| Exercise data |
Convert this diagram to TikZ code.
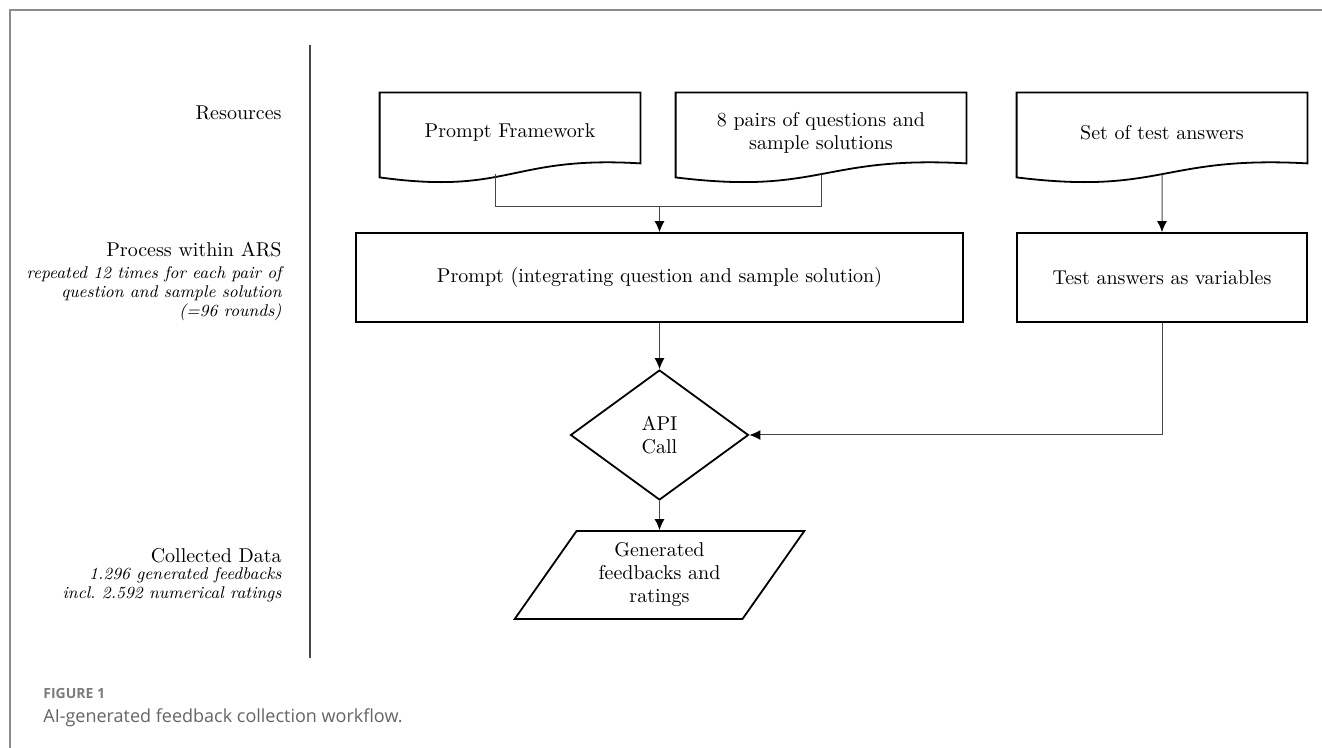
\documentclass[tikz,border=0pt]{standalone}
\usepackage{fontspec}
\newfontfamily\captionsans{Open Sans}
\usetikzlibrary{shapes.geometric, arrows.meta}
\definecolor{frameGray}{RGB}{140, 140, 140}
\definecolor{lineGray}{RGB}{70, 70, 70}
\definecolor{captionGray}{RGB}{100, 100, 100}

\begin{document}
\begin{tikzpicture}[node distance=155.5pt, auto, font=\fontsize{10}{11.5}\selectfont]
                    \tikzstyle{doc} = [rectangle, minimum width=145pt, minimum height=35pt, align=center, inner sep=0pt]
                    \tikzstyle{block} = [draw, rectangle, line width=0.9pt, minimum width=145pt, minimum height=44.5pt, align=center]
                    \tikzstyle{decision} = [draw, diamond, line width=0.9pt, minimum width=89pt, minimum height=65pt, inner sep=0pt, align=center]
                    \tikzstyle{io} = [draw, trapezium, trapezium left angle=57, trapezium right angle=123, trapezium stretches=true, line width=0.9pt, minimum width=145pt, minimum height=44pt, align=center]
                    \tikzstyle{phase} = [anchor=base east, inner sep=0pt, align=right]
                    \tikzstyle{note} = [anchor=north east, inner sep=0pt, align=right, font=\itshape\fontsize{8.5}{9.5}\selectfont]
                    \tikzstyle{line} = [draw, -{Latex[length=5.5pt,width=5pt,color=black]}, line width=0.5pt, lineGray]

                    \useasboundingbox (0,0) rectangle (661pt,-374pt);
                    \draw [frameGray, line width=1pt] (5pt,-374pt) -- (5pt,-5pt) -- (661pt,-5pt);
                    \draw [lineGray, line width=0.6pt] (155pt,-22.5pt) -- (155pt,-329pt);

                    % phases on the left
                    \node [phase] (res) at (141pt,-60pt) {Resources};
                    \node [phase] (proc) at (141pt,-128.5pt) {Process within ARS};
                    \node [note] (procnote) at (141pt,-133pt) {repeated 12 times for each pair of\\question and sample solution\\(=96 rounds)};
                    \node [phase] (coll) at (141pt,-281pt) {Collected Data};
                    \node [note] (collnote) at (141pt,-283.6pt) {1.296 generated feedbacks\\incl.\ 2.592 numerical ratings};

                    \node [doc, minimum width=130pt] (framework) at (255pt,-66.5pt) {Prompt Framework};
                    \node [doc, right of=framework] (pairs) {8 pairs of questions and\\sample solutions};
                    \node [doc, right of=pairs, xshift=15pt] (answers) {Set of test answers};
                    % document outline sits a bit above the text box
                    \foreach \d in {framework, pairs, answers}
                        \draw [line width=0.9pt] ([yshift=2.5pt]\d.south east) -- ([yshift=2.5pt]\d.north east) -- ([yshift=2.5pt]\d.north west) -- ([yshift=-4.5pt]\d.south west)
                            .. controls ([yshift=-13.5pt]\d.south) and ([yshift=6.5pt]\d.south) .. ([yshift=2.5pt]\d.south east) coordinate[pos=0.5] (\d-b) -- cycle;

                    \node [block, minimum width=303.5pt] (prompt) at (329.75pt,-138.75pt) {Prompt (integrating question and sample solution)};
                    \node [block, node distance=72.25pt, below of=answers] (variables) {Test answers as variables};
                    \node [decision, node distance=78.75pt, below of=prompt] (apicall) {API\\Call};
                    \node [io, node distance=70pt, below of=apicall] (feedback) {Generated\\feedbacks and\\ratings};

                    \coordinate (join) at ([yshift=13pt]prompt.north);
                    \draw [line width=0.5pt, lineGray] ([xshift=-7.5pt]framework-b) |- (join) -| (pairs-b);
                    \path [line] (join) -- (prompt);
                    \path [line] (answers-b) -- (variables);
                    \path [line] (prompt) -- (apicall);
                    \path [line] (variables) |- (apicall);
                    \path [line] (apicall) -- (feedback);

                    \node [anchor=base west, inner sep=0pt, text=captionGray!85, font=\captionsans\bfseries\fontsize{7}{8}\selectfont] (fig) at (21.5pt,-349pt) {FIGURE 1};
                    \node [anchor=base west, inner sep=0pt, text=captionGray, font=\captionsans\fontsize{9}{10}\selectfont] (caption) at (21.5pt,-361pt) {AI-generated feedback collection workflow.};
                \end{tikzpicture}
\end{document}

---

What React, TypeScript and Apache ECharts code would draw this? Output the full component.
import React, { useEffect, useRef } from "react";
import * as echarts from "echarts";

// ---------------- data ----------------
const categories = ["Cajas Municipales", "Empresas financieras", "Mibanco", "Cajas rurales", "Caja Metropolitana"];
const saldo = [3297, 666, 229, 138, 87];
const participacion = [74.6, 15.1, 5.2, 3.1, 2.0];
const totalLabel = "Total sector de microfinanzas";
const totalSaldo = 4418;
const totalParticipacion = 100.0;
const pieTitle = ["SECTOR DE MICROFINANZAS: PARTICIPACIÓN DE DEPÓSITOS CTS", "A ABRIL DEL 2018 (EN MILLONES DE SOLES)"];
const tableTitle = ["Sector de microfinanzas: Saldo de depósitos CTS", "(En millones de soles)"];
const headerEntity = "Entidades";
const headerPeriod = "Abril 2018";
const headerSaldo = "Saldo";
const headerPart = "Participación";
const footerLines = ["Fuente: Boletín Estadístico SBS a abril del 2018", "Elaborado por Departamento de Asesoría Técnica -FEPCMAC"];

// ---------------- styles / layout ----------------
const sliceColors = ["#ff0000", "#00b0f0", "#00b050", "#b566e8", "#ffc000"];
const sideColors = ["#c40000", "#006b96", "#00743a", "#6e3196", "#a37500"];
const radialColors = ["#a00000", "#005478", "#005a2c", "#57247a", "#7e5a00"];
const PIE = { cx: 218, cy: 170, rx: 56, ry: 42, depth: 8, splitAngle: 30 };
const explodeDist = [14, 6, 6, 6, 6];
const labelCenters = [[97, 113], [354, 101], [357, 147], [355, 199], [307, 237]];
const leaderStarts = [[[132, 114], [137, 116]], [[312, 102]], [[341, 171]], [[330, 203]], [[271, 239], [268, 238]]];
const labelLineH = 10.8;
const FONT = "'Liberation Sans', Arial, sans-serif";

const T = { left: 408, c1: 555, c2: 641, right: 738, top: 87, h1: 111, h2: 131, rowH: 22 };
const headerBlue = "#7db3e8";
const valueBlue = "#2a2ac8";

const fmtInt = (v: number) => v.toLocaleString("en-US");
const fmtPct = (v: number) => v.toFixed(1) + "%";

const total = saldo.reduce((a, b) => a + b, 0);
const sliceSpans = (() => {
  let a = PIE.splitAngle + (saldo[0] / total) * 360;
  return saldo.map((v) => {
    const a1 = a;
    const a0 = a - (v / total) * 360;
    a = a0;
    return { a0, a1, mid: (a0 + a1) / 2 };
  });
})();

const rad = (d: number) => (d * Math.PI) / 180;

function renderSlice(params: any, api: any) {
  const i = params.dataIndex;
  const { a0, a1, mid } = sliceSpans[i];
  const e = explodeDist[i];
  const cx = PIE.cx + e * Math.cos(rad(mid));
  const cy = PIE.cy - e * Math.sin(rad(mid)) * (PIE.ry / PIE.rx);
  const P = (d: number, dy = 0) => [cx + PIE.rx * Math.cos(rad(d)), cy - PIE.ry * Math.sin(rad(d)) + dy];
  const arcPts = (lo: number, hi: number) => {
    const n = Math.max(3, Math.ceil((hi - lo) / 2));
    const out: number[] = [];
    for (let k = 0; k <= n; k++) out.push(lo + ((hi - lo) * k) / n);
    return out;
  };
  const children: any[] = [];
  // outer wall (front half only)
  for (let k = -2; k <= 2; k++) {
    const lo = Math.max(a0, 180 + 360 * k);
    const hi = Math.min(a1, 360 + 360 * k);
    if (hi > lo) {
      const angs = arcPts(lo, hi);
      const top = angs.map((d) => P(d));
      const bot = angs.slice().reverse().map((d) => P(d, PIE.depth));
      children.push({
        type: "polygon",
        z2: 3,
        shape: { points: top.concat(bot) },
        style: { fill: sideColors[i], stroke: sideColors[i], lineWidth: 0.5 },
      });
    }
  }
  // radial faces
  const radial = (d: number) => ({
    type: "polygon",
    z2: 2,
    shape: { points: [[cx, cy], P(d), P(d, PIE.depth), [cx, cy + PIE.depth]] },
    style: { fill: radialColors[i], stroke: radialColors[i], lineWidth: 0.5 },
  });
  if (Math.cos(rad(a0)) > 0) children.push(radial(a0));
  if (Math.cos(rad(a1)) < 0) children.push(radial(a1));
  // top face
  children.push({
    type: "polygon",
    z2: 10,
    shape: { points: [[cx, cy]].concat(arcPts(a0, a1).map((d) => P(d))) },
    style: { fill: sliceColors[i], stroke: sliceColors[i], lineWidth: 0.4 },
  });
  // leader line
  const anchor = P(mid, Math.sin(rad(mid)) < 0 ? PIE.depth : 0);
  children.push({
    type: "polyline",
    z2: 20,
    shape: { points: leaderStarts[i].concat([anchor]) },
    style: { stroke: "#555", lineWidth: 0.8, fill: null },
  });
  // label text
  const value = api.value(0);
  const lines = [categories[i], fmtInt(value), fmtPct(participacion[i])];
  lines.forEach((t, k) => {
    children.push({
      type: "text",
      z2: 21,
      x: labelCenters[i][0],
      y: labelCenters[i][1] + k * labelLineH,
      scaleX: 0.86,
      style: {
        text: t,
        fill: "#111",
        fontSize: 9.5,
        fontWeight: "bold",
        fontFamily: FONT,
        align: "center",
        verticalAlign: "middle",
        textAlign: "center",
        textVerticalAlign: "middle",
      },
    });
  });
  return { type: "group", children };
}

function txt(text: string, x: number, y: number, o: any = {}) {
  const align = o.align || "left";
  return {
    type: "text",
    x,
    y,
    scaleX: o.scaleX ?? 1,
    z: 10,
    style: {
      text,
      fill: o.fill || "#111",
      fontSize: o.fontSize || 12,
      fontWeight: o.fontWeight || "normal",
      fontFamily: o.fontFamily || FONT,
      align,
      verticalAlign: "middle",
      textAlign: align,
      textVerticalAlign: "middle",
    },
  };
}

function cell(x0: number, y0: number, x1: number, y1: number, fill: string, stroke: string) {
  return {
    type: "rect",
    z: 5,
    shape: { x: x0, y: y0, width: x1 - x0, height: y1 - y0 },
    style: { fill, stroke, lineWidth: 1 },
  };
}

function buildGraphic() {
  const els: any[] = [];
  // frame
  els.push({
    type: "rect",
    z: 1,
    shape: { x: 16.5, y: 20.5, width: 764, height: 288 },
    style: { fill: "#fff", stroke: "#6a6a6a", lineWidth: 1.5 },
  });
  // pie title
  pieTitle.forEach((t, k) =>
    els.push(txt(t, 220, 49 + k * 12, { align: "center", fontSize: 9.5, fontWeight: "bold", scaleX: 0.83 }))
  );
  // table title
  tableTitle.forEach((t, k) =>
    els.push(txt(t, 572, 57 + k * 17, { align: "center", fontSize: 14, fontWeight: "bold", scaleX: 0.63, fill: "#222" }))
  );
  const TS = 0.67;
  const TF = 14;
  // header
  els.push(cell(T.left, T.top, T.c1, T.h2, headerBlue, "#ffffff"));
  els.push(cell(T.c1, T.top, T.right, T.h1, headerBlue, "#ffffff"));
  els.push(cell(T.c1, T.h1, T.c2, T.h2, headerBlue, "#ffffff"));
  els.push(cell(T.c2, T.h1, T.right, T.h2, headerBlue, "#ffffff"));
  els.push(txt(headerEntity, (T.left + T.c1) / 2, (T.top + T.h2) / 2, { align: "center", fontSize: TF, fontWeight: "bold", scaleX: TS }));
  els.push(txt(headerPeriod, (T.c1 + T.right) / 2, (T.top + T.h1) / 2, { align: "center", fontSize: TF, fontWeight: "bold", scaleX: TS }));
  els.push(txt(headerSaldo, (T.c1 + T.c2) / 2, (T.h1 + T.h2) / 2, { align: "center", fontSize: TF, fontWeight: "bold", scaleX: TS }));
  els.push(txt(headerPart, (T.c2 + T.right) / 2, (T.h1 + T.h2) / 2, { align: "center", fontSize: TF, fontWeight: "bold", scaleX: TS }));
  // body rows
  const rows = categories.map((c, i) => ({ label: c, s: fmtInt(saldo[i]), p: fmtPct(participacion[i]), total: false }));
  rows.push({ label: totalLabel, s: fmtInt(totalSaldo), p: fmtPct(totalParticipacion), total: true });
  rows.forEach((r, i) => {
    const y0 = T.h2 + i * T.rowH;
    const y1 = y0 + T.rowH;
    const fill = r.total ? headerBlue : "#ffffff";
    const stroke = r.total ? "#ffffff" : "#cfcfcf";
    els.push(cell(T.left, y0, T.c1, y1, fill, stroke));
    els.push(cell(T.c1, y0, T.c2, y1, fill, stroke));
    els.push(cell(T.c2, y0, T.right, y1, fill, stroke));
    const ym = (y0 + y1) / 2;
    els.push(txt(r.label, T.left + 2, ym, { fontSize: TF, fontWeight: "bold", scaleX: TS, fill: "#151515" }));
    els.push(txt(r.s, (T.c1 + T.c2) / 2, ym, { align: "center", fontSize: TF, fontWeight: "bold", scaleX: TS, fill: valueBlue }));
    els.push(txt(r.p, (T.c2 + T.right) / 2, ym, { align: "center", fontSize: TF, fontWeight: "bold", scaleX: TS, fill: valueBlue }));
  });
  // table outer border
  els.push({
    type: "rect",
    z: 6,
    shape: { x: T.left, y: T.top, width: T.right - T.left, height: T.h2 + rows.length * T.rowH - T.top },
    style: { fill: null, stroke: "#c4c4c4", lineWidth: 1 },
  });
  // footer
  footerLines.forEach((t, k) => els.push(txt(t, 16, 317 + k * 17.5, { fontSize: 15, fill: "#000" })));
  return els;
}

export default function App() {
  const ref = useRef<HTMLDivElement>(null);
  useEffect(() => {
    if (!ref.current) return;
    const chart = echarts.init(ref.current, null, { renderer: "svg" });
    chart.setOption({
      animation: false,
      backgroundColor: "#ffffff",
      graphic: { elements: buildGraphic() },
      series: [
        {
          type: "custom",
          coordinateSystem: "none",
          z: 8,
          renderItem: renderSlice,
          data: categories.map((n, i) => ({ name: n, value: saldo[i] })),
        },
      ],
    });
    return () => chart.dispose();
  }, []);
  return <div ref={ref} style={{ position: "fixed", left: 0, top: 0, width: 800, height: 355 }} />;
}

| Task goal |
Look above for the line with "Convert this diagram to TikZ code."; quote it and every line after it, stopping after the line with "(155pt,-22.5pt) -- (155pt,-329pt);", exactly, with nothing added and without pictures.

| Solution |
Convert this diagram to TikZ code.
\documentclass[tikz,border=0pt]{standalone}
\usepackage{fontspec}
\newfontfamily\captionsans{Open Sans}
\usetikzlibrary{shapes.geometric, arrows.meta}
\definecolor{frameGray}{RGB}{140, 140, 140}
\definecolor{lineGray}{RGB}{70, 70, 70}
\definecolor{captionGray}{RGB}{100, 100, 100}

\begin{document}
\begin{tikzpicture}[node distance=155.5pt, auto, font=\fontsize{10}{11.5}\selectfont]
                    \tikzstyle{doc} = [rectangle, minimum width=145pt, minimum height=35pt, align=center, inner sep=0pt]
                    \tikzstyle{block} = [draw, rectangle, line width=0.9pt, minimum width=145pt, minimum height=44.5pt, align=center]
                    \tikzstyle{decision} = [draw, diamond, line width=0.9pt, minimum width=89pt, minimum height=65pt, inner sep=0pt, align=center]
                    \tikzstyle{io} = [draw, trapezium, trapezium left angle=57, trapezium right angle=123, trapezium stretches=true, line width=0.9pt, minimum width=145pt, minimum height=44pt, align=center]
                    \tikzstyle{phase} = [anchor=base east, inner sep=0pt, align=right]
                    \tikzstyle{note} = [anchor=north east, inner sep=0pt, align=right, font=\itshape\fontsize{8.5}{9.5}\selectfont]
                    \tikzstyle{line} = [draw, -{Latex[length=5.5pt,width=5pt,color=black]}, line width=0.5pt, lineGray]

                    \useasboundingbox (0,0) rectangle (661pt,-374pt);
                    \draw [frameGray, line width=1pt] (5pt,-374pt) -- (5pt,-5pt) -- (661pt,-5pt);
                    \draw [lineGray, line width=0.6pt] (155pt,-22.5pt) -- (155pt,-329pt);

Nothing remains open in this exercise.